For the lion’s share of his five-year stint with Microsoft, Sam Ramji had a job unlike any other, acting as liaison between Microsoft and the community of open source, Linux-loving programmers it viewed as a huge threat.
“I was the odd man out,” Ramji tells Business Insider.
Nowadays, Ramji is about four months into a new gig serving as VP of Product Management for Google Cloud, a service where developers rent functionally unlimited supercomputing power straight from the search engine’s own global server infrastructure.
And while Google has never been shy about its love for open source, Ramji still says his new role is “not too different” than his time at Microsoft. Ramji’s job is “building bridges” with programmers, working to convince them that Google, not Microsoft or Amazon, is the right digital home for their most critical software.
The opportunity is huge, says Ramji, but so is the challenge. From his perspective, Google can win developers over, just as long as it doesn’t abandon Larry Page and Sergey Brin’s famous 2004 declaration that “Google is not a conventional company. We do not intend to become one.”
In other words, Ramji says, he thinks Google can win against the leading Amazon Web Services and the second-place Microsoft Azure clouds by “being enterprise-y, but staying Google-y.”
The push for enterprise
Under the leadership of VMware cofounder Diane Greene, Google Cloud has been making a major push to close its competitive gap by selling the service to large businesses.
To Ramji, the gameplan is pretty straightforward: Build a service that developers, all kinds of developers, actually like using. Very often, the programmers in even the biggest, stodgiest, most bureaucratic companies still do their own personal projects on nights and weekends.
“Enterprise developers are developers on the weekend, too,” Ramji says. “An enterprise developer is just a developer who works at an enterprise.”
That’s key to the Google gameplan, says Ramji. Even if the IT department is wary of giving Google Cloud a look after many years of being happy Microsoft or Amazon customers, Ramji’s plan is to reach out to communities of developers and convince them to give it a shot.
From there, Ramji highlights the progress that Google has made in getting its cloud prepped for the largest companies. A major push for Google is in making sure that its cloud computing platform integrates both with their customers data centres (called “hybrid cloud“) as well as with other providers, including Amazon and Microsoft.
“Enterprises need a cloud provider that respects their architecture, which is multi-cloud and hybrid,” Ramji says.
So, that’s the strategy. Now, Ramji has to think tactically about the best way of rolling out the red carpet for developers.
“There’s still an awareness gap,” says Ramji, so “our front door has to be awesome.”
A big part of the reason Ramji made the switch from his previous gig as CEO of the Cloud Foundry Foundation, a nonprofit software organisation, was because he kept hearing and seeing that Google Cloud was faster and cheaper than the competition.
That performance is great, Ramji says, and something Google is going to keep investing in.
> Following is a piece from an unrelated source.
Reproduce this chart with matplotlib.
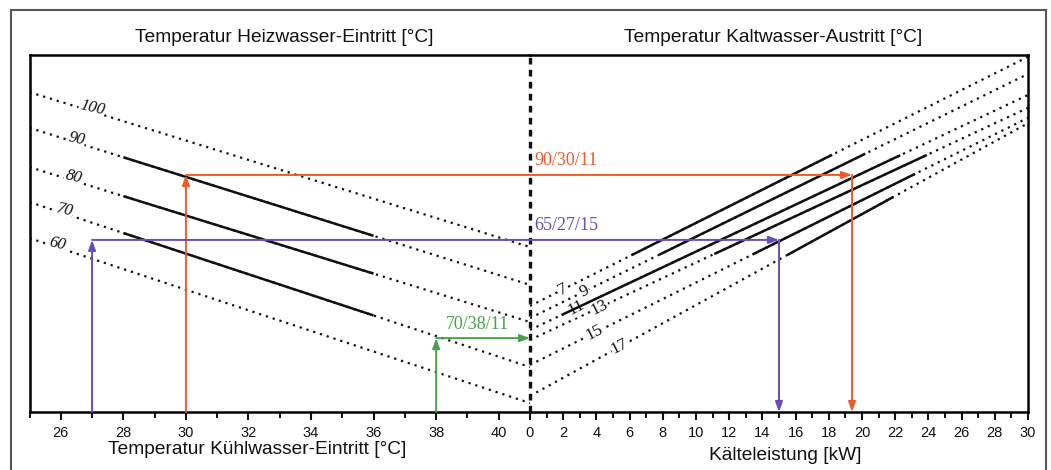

But with so much marketing buzz around each cloud, and a general perception that the major cloud platforms are pretty much equivalent feature-wise, it takes more to win over developers.
He says that stuff like offering developers free Google Cloud services, giving them plenty of documentation for how to use it, and generally working with the community is a huge help — Ramji says that Google Cloud engineers often hop into Reddit or Hacker News threads to offer help and advice.
Plus, Ramji says, Google runs a few different programs to embed its engineers and systems architects in with customers, helping them build and manage their software in the same way that Google itself does.
“We’re here before and after the sale,” Ramji says.
The Google advantage
There’s a more ineffable advantage held by Google, says Ramji. In his time as an industry exec, Ramji has been around the block a few times, working at tech companies large and small. But he says he’s continually impressed with the sheer quantity of smart people at the company working on big-impact passion projects.
He describes the general feeling at Google as “like a Montessori school where the kids are in charge.”
In his experience, however limited, that means that there’s also an astonishing number of Googlers who come into Google Cloud, stay for a while, and then go off to work on Google Docs or search advertising or even take posts at the self-driving car spinoff Google, and vice versa. It means a constant flow of fresh talent with different skillsets.
“We don’t hire for the job, we hire for Google,” says Ramji.
In its own way, though, that could be a potential roadblock, says Ramji. When you’re inside Google, you get used to doing things at Google’s pace. That has the potential to alienate Google Cloud customers, Ramji says, if they mishandle things, given that most large companies don’t build software at Google’s speed.
“Sometimes you’ll accelerate too fast and the wheels falls off,” Ramji says.